Goal:
Print, word for word, the opening line of the data below and every line after it through the line that contains "const data = sizes.map((s, i)", but not the pictures.
──────── Given entries ────────
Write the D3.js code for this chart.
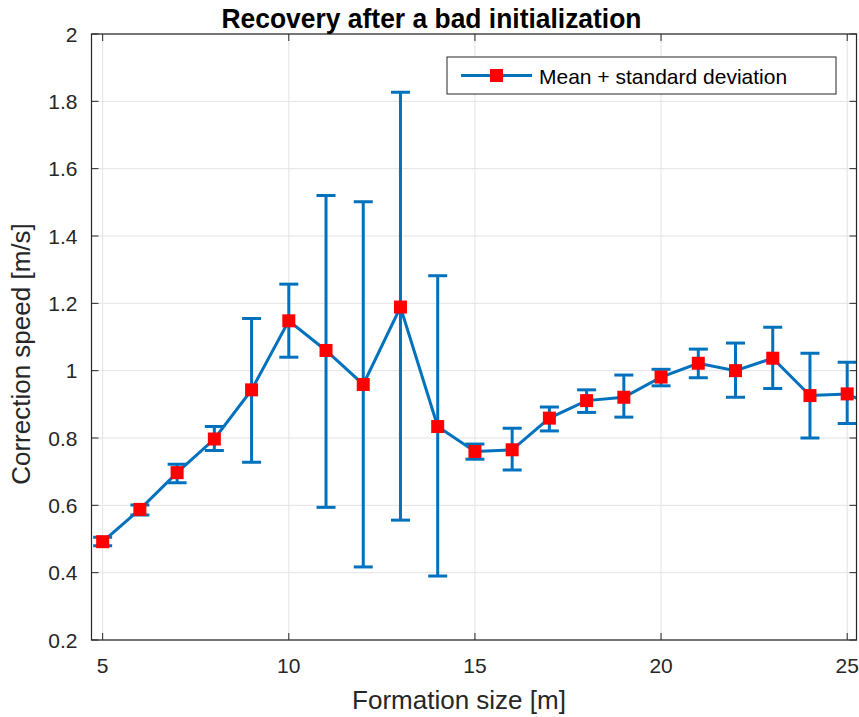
<!DOCTYPE html>
<html>
<head>
<meta charset="utf-8">
<script src="https://cdn.jsdelivr.net/npm/d3@7"></script>
<style>
  body { margin: 0; background: #fff; }
  text { font-family: "Liberation Sans", Arial, sans-serif; }
</style>
</head>
<body>
<svg id="chart" width="859" height="717"></svg>
<script>
// formation size [m]
const sizes = [5, 6, 7, 8, 9, 10, 11, 12, 13, 14, 15, 16, 17, 18, 19, 20, 21, 22, 23, 24, 25, 26];
// mean correction speed [m/s]
const means = [0.492, 0.588, 0.697, 0.797, 0.943, 1.148, 1.060, 0.959, 1.189, 0.834, 0.760,
               0.765, 0.859, 0.911, 0.921, 0.981, 1.022, 1.000, 1.037, 0.926, 0.931, 0.88];
// upper / lower ends of the error bars
const uppers = [0.505, 0.601, 0.722, 0.834, 1.155, 1.257, 1.520, 1.502, 1.827, 1.282, 0.782,
                0.829, 0.892, 0.943, 0.987, 1.004, 1.064, 1.082, 1.129, 1.052, 1.025, 0.95];
const lowers = [0.480, 0.571, 0.667, 0.763, 0.728, 1.040, 0.594, 0.417, 0.556, 0.390, 0.737,
                0.705, 0.821, 0.876, 0.862, 0.955, 0.979, 0.921, 0.947, 0.800, 0.843, 0.81];
const xTicks = [5, 10, 15, 20, 25];
const yTicks = [0.2, 0.4, 0.6, 0.8, 1, 1.2, 1.4, 1.6, 1.8, 2];

const data = sizes.map((s, i) => ({ x: s, m: means[i], hi: uppers[i], lo: lowers[i] }));

const svg = d3.select("#chart");
const pL = 91.5, pR = 856.5, pT = 34, pB = 640;
const blue = "#0072BD", axisCol = "#262626";

const x = d3.scaleLinear().domain([4.7, 25.25]).range([pL, pR]);
const y = d3.scaleLinear().domain([0.2, 2]).range([pB, pT]);

// grid
const grid = svg.append("g");
grid.selectAll("line.gx").data(xTicks).enter().append("line")
  .attr("x1", d => x(d)).attr("x2", d => x(d)).attr("y1", pT).attr("y2", pB)
  .attr("stroke", "#e3e3e3").attr("stroke-width", 1);
grid.selectAll("line.gy").data(yTicks).enter().append("line")
  .attr("x1", pL).attr("x2", pR).attr("y1", d => y(d)).attr("y2", d => y(d))
  .attr("stroke", "#e3e3e3").attr("stroke-width", 1);

// clip for data
svg.append("clipPath").attr("id", "clip").append("rect")
  .attr("x", pL).attr("y", pT).attr("width", pR - pL).attr("height", pB - pT);
const plot = svg.append("g").attr("clip-path", "url(#clip)");

// error bars
const cap = 9.5;
const eb = plot.selectAll("g.eb").data(data).enter().append("g")
  .attr("stroke", blue).attr("stroke-width", 3);
eb.append("line").attr("x1", d => x(d.x)).attr("x2", d => x(d.x))
  .attr("y1", d => y(d.lo)).attr("y2", d => y(d.hi));
eb.append("line").attr("x1", d => x(d.x) - cap).attr("x2", d => x(d.x) + cap)
  .attr("y1", d => y(d.hi)).attr("y2", d => y(d.hi));
eb.append("line").attr("x1", d => x(d.x) - cap).attr("x2", d => x(d.x) + cap)
  .attr("y1", d => y(d.lo)).attr("y2", d => y(d.lo));

// mean line
plot.append("path").datum(data)
  .attr("d", d3.line().x(d => x(d.x)).y(d => y(d.m)))
  .attr("fill", "none").attr("stroke", blue).attr("stroke-width", 3);

// markers
const ms = 13;
plot.selectAll("rect.mk").data(data).enter().append("rect")
  .attr("x", d => x(d.x) - ms / 2).attr("y", d => y(d.m) - ms / 2)
  .attr("width", ms).attr("height", ms).attr("fill", "#ff0000");

// axes (MATLAB-style box, ticks inside)
const ax = svg.append("g");
const tl = 7;
ax.append("rect").attr("x", pL).attr("y", pT).attr("width", pR - pL).attr("height", pB - pT)
  .attr("fill", "none").attr("stroke", axisCol).attr("stroke-width", 1.2);
xTicks.forEach(t => {
  ax.append("line").attr("x1", x(t)).attr("x2", x(t)).attr("y1", pB).attr("y2", pB - tl).attr("stroke", axisCol);
  ax.append("line").attr("x1", x(t)).attr("x2", x(t)).attr("y1", pT).attr("y2", pT + tl).attr("stroke", axisCol);
  ax.append("text").attr("x", x(t)).attr("y", 673).attr("text-anchor", "middle")
    .attr("font-size", 21).attr("fill", axisCol).text(t);
});
yTicks.forEach(t => {
  ax.append("line").attr("x1", pL).attr("x2", pL + tl).attr("y1", y(t)).attr("y2", y(t)).attr("stroke", axisCol);
  ax.append("line").attr("x1", pR).attr("x2", pR - tl).attr("y1", y(t)).attr("y2", y(t)).attr("stroke", axisCol);
  ax.append("text").attr("x", pL - 14).attr("y", y(t) + 7.5).attr("text-anchor", "end")
    .attr("font-size", 21).attr("fill", axisCol).text(t);
});

// labels
svg.append("text").attr("x", 431.5).attr("y", 28).attr("text-anchor", "middle")
  .attr("font-size", 28).attr("font-weight", "bold").attr("fill", "#000")
  .attr("textLength", 420).attr("lengthAdjust", "spacingAndGlyphs")
  .text("Recovery after a bad initialization");
svg.append("text").attr("x", 459).attr("y", 709).attr("text-anchor", "middle")
  .attr("font-size", 26).attr("fill", axisCol).text("Formation size [m]");
svg.append("text").attr("transform", "translate(30,354) rotate(-90)").attr("text-anchor", "middle")
  .attr("font-size", 26).attr("fill", axisCol).text("Correction speed [m/s]");

// legend
const lg = svg.append("g");
lg.append("rect").attr("x", 447).attr("y", 57).attr("width", 389).attr("height", 37)
  .attr("fill", "#fff").attr("stroke", axisCol).attr("stroke-width", 1);
lg.append("line").attr("x1", 461).attr("x2", 532).attr("y1", 75.5).attr("y2", 75.5)
  .attr("stroke", blue).attr("stroke-width", 3);
lg.append("rect").attr("x", 496.5 - ms / 2).attr("y", 75.5 - ms / 2).attr("width", ms).attr("height", ms)
  .attr("fill", "#ff0000");
lg.append("text").attr("x", 539).attr("y", 84).attr("font-size", 21).attr("fill", "#000")
  .text("Mean + standard deviation");
</script>
</body>
</html>
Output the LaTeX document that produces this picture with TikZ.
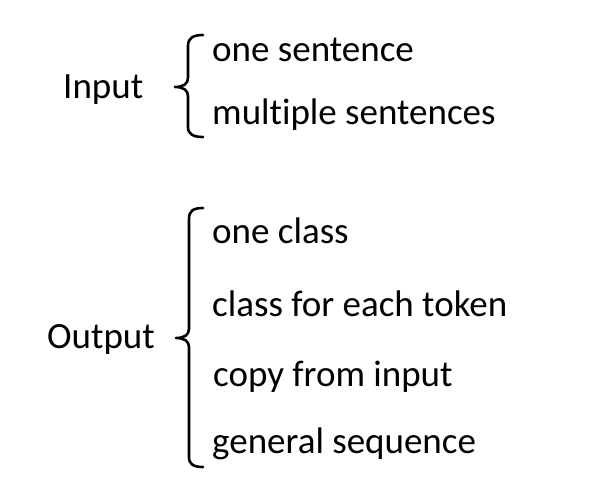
\documentclass[tikz,border=0pt]{standalone}
\usepackage{fontspec}
\setmainfont{Carlito}[RawFeature={-liga;-clig;-dlig}]
\begin{document}
\begin{tikzpicture}[x=1pt,y=-1pt,
  lbl/.style={anchor=base west,inner sep=0pt,font=\fontsize{37}{40}\selectfont},
  brace/.style={draw=black,line width=2.6pt,line cap=round,line join=round}]
\useasboundingbox (0,0) rectangle (594,495);
\node[lbl] (in) at (63,98) {Input};
\node[lbl] (s1) at (212,62) {one sentence};
\node[lbl] (s2) at (212,124) {multiple sentences};
\node[lbl] (out) at (47,348) {Output};
\node[lbl] (o1) at (212,243) {one class};
\node[lbl] (o2) at (212,316) {class for each token};
\node[lbl] (o3) at (213,386) {copy from input};
\node[lbl] (o4) at (212,453) {general sequence};
% input brace
\path[brace] (203,35) .. controls (193,35) and (188,38) .. (188,46) -- (188,78)
  .. controls (188,84) and (183,87) .. (175,87)
  .. controls (183,87) and (188,90) .. (188,96) -- (188,127)
  .. controls (188,134) and (193,137) .. (203,137);
% output brace
\path[brace] (203,208) .. controls (193,208) and (189,211) .. (189,219) -- (189,329)
  .. controls (189,335) and (184,338) .. (176,338)
  .. controls (184,338) and (189,341) .. (189,347) -- (189,457)
  .. controls (189,464) and (193,467) .. (203,467);
\end{tikzpicture}
\end{document}
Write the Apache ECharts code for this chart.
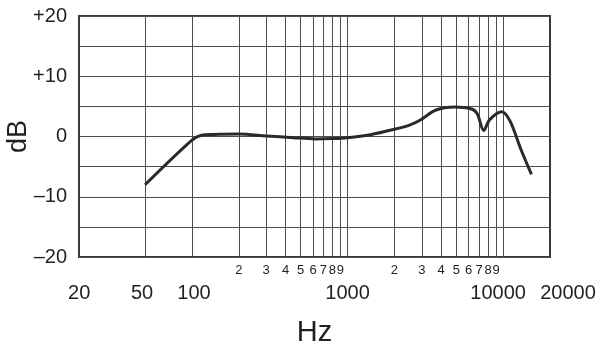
<!DOCTYPE html>
<html>
<head>
<meta charset="utf-8">
<script src="https://cdn.jsdelivr.net/npm/echarts@6/dist/echarts.min.js"></script>
<style>
  html, body { margin: 0; padding: 0; background: #fff; }
  #chart { width: 603px; height: 345px; }
</style>
</head>
<body>
<div id="chart"></div>
<script>
// Frequency response, log frequency axis
const freqHz = [50, 100, 115, 140, 200, 300, 450, 620, 800, 1000, 1400, 2000, 2500, 2900, 3700, 4900, 6200, 6800, 7500, 8200, 9800, 11100, 12900, 15200];
const levelDb = [-8, -0.6, 0.2, 0.35, 0.4, 0.1, -0.2, -0.4, -0.35, -0.2, 0.3, 1.2, 1.9, 2.65, 4.4, 4.9, 4.6, 3.8, 1.0, 2.8, 4.1, 2.5, -1.9, -6.3];

// Vertical grid lines
const gridFreqs = [50, 100, 200, 300, 400, 500, 600, 700, 800, 900, 1000,
                   2000, 3000, 4000, 5000, 6000, 7000, 8000, 9000, 10000];
// Small in-decade digit labels
const digitFreqs = [200, 300, 400, 500, 600, 700, 800, 900,
                    2000, 3000, 4000, 5000, 6000, 7000, 8000, 9000];
// Main frequency labels
const mainFreqs = [20, 50, 100, 1000, 10000, 20000];

const xMin = 18.8, xMax = 20000;
const yMin = -20, yMax = 20, yStep = 5;

// horizontal nudges for the main labels (px, + = right)
const labelNudge = { 20: -4, 50: -3, 100: 2, 1000: 0, 10000: -5, 20000: 18 };

const textColor = '#231f20';
const lineGrey = '#4d4d4d';

const rich = {};
mainFreqs.forEach(f => {
  const d = labelNudge[f] || 0;
  rich['f' + f] = {
    fontSize: 20,
    color: textColor,
    fontFamily: 'Liberation Sans, Arial, sans-serif',
    padding: d >= 0 ? [0, 0, 0, 2 * d] : [0, -2 * d, 0, 0]
  };
});

const chart = echarts.init(document.getElementById('chart'), null, { renderer: 'canvas' });
chart.setOption({
  animation: false,
  backgroundColor: '#fff',
  textStyle: { fontFamily: 'Liberation Sans, Arial, sans-serif', color: textColor },
  grid: {
    left: 79, right: 53, top: 16, bottom: 88,
    containLabel: false, outerBoundsMode: 'none',
    show: true, borderColor: '#3a3a3a', borderWidth: 2, backgroundColor: 'transparent'
  },
  xAxis: [
    {
      type: 'log', logBase: 10, min: xMin, max: xMax,
      name: 'Hz', nameLocation: 'middle', nameGap: 61, nameMoveOverlap: false,
      nameTextStyle: { fontSize: 29, color: textColor },
      axisLine: { show: false },
      axisTick: { show: false, customValues: gridFreqs },
      splitLine: { show: true, lineStyle: { color: lineGrey, width: 1 } },
      minorTick: { show: false }, minorSplitLine: { show: false },
      axisLabel: {
        customValues: digitFreqs, fontSize: 13, margin: 6.5, color: textColor,
        formatter: v => String(Math.round(v / Math.pow(10, Math.floor(Math.log10(v) + 1e-9))))
      }
    },
    {
      type: 'log', logBase: 10, min: xMin, max: xMax, position: 'bottom',
      axisLine: { show: false },
      axisTick: { show: false, customValues: mainFreqs },
      splitLine: { show: false },
      axisLabel: {
        customValues: mainFreqs, margin: 26, rich: rich,
        formatter: v => '{f' + Math.round(v) + '|' + Math.round(v) + '}'
      }
    }
  ],
  yAxis: {
    type: 'value', min: yMin, max: yMax, interval: yStep,
    name: 'dB', nameLocation: 'middle', nameGap: 47, nameRotate: 90, nameMoveOverlap: false,
    nameTextStyle: { fontSize: 27, color: textColor },
    axisLine: { show: false }, axisTick: { show: false },
    splitLine: { show: true, lineStyle: { color: lineGrey, width: 1 } },
    axisLabel: {
      fontSize: 20, margin: 12, color: textColor,
      formatter: v => (v % 10 !== 0 ? '' : v > 0 ? '+' + v : v < 0 ? '\u2013' + Math.abs(v) : '0')
    }
  },
  series: [{
    type: 'line', xAxisIndex: 0,
    data: freqHz.map((f, i) => [f, levelDb[i]]),
    smooth: 0.3, showSymbol: false, symbol: 'none',
    lineStyle: { color: '#2a2a2e', width: 3 }
  }]
});
</script>
</body>
</html>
────────
Task output:
Write the D3.js code for this chart.
<!DOCTYPE html>
<html>
<head>
<meta charset="utf-8">
<script src="https://cdn.jsdelivr.net/npm/d3@7"></script>
<style>
  body { margin: 0; background: #fff; }
  text { font-family: "Liberation Sans", Arial, sans-serif; }
</style>
</head>
<body>
<svg id="chart" width="859" height="717"></svg>
<script>
// formation size [m]
const sizes = [5, 6, 7, 8, 9, 10, 11, 12, 13, 14, 15, 16, 17, 18, 19, 20, 21, 22, 23, 24, 25, 26];
// mean correction speed [m/s]
const means = [0.492, 0.588, 0.697, 0.797, 0.943, 1.148, 1.060, 0.959, 1.189, 0.834, 0.760,
               0.765, 0.859, 0.911, 0.921, 0.981, 1.022, 1.000, 1.037, 0.926, 0.931, 0.88];
// upper / lower ends of the error bars
const uppers = [0.505, 0.601, 0.722, 0.834, 1.155, 1.257, 1.520, 1.502, 1.827, 1.282, 0.782,
                0.829, 0.892, 0.943, 0.987, 1.004, 1.064, 1.082, 1.129, 1.052, 1.025, 0.95];
const lowers = [0.480, 0.571, 0.667, 0.763, 0.728, 1.040, 0.594, 0.417, 0.556, 0.390, 0.737,
                0.705, 0.821, 0.876, 0.862, 0.955, 0.979, 0.921, 0.947, 0.800, 0.843, 0.81];
const xTicks = [5, 10, 15, 20, 25];
const yTicks = [0.2, 0.4, 0.6, 0.8, 1, 1.2, 1.4, 1.6, 1.8, 2];

const data = sizes.map((s, i) => ({ x: s, m: means[i], hi: uppers[i], lo: lowers[i] }));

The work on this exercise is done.